1. Field of the Invention
The present invention relates to a charging and discharging control circuit and a charging type power supply device, and more particularly, to a technique for reducing the amount of time required to perform a test on the charging and discharging control circuit and the charging-type power supply device.
2. Description of the Related Art
As a conventional charging type power supply device that is formed of a secondary battery, there has been known a power supply device as shown in a circuit block diagram of FIG. 2 (for example, refer to JP 04-75430 A). That is, a secondary battery 101 is connected to external terminals −V0 and +V0 through a switch circuit 102. Further, a charging and discharging control circuit 110 is connected in parallel to the secondary battery 101. The function of the charging and discharging control circuit 110 is to detect a voltage across the secondary battery 101. In a case where the secondary battery 101 is in an over-charging state (a state in which the battery is higher than a given voltage value, hereinafter, called “over-charging protection state”) or in an over-discharging state (a state in which the battery is lower than a given voltage value, hereinafter, called “over-discharging protection state”), a signal is outputted from the charging and discharging control circuit 110 so that the switch circuit 102 turns off. Also, it is possible to stop the discharge (over-current control) when an excessive current is caused to flow in a load in such a manner that the switch circuit 102 turns off when the external terminal +V0 reaches a given voltage. Hereinafter, this state is called “over-current protection state.” The function of the charging and discharging control circuit is to protect the battery from those states.
The switch circuit 102 can be configured by an element capable of stopping the current in response to an input signal from an FET or the like. Also, there is a case in which, as shown in FIG. 3, a power supply terminal 10 for supplying a voltage to the charging and discharging control circuit 110, and a voltage detection terminal 20 for detecting the voltage across the secondary battery 101 are disposed separately. There is also a case in which the power supply terminal of the charging and discharging control circuit 110 is generally connected with a resistor 200 and a capacitor 210 as a filter so that the power supply variation attributable to the charge and discharge of the secondary battery does not induce a malfunction of the charging and discharging control circuit 110. Even in this case, a power supply terminal 10 is additionally disposed to prevent the current consumption of the charging and discharging control circuit 110 from flowing through the voltage detection terminal 20. As a result, it is possible to prevent an error from occurring in the detection voltage of the charging and discharging control circuit 110 due to the current consumption and the voltage drop that is caused by the resistor 200. The above-mentioned configuration makes it possible to enhance a detection precision for detecting a state of the secondary battery 101.

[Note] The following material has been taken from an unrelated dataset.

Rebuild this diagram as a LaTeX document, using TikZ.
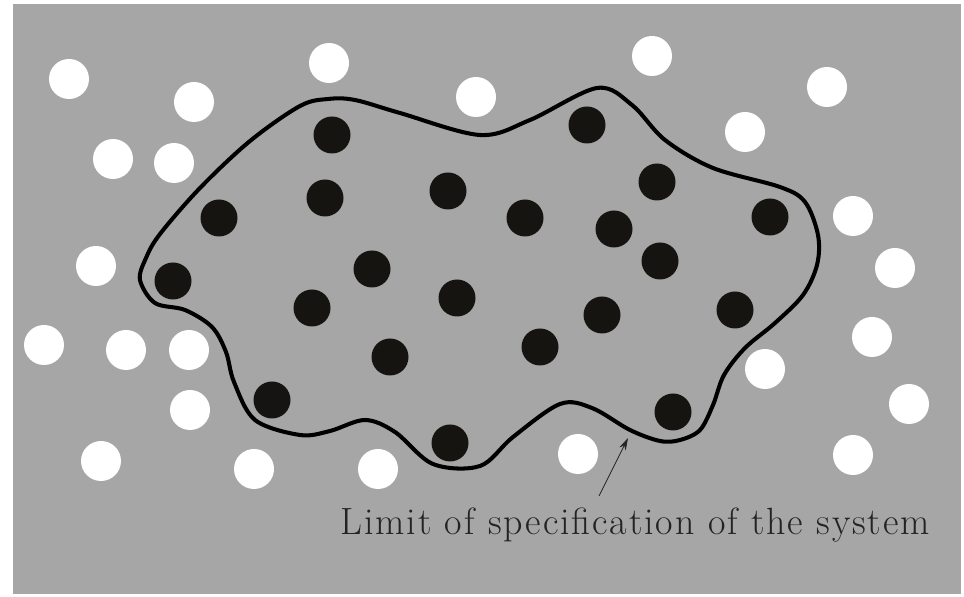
\documentclass[tikz,border=0pt]{standalone}
\usepackage{fontspec}
\usepackage{xcolor}
\usepackage{tikz}
\usetikzlibrary{arrows.meta, positioning}
\newfontfamily\captionfont{Latin Modern Roman}[LetterSpace=5]
\definecolor{platebg}{RGB}{166, 166, 166}
\definecolor{insidedot}{RGB}{22, 20, 16}
\definecolor{labelink}{RGB}{35, 35, 35}

\begin{document}
\begin{tikzpicture}[x=0.02cm, y=-0.02cm]
    \useasboundingbox (0,0) rectangle (964,597);
    % GRAY PLATE
    \fill[platebg] (13,4) rectangle (961,594);
    % WHITE PARTICLES (outside the system)
    \foreach \x/\y in {69/79, 194/102, 329/63, 476/97, 652/56, 827/87,
                       745/132, 113/159, 174/163, 853/216, 96/266, 895/268,
                       44/345, 126/350, 189/350, 872/337, 765/369, 190/410,
                       909/404, 101/461, 254/469, 378/469, 578/454, 853/455}
        \fill[white] (\x,\y) circle (20);
    % BLACK PARTICLES (inside the system)
    \foreach \x/\y in {332/135, 587/125, 219/218, 325/198, 448/191, 525/218,
                       614/229, 657/182, 770/217, 660/261, 173/281, 372/269,
                       312/308, 457/298, 602/315, 735/310, 540/347, 390/357,
                       272/400, 673/412, 450/443}
        \fill[insidedot] (\x,\y) circle (18.5);
    % BOUNDARY (limit of the system)
    \draw[line width=2.3pt, black] plot[smooth cycle, tension=0.55] coordinates {
        (140,280) (146,258) (160,234) (200,188) (250,141) (300,106)
        (328,99) (355,100) (400,113) (480,135) (530,120) (597,88)
        (632,105) (665,140) (713,168) (780,187) (805,202) (818,235)
        (817,265) (803,295) (775,323) (745,348) (724,375) (713,405)
        (700,430) (680,440) (660,441) (630,430) (592,408) (560,404)
        (513,437) (480,466) (433,464) (395,432) (365,420) (330,431)
        (300,435) (255,420) (234,382) (226,352) (212,327) (185,310)
        (155,303)};
    % Label and pointer
    \node[labelink, anchor=base west, inner sep=0pt] (limit) at (340,535)
        {\captionfont\fontsize{21.6}{24}\selectfont Limit of specification of the system};
    \coordinate (tail) at (599,496);
    \coordinate (tip) at (628,438);
    \draw[-{Stealth[length=7pt, width=4pt]}, labelink, thin] (tail) -- (tip);
\end{tikzpicture}
\end{document}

Also, in the case of controlling the charge and discharge of a lithium ion battery, there is generally employed a structure in which, in order to protect the lithium ion battery from being over-charged, a switch element of the switch circuit is turned off after a given delay time that is given by a delay circuit in a case where it is detected that a terminal voltage is equal to or higher than a given level, thereby prohibiting the charge. As a result, the charge into the secondary battery is controlled so that the over-charging state is surely detected and the secondary battery is prevented from being in the over-charging state, without corresponding to a transitional change in the battery voltage. In the charging and discharging control circuit, a control for detecting the over-discharge and stopping the current supply to a load from the secondary battery, and a control for detecting the over-current from the secondary battery to the load and stopping the current supply to the load from the secondary battery are also conducted in the same manner. The delay circuit is used even in the respective controls for the same reason. For example, in order to control the charge and discharge of the lithium ion battery, a delay time of several milliseconds to several seconds is required.
However, in a case of a charging and discharging control circuit including a delay circuit therein, a terminal that allows a delay time to be changed from an external may not be prepared due to the limit of the number of terminals provided in the circuit. In this case, when the over-charge detection voltage or the over-discharge detection voltage is tested, it takes a time equal to or longer than the delay time in the respective tests to output an output signal. A time equal to or longer than the respective delay times is required to confirm the output signal, to thereby extend the test time of the charging and discharging control circuit, resulting in an increase in the circuit manufacture costs as well as the manufacturing costs of the charging type power supply device using the charging and discharging control circuit.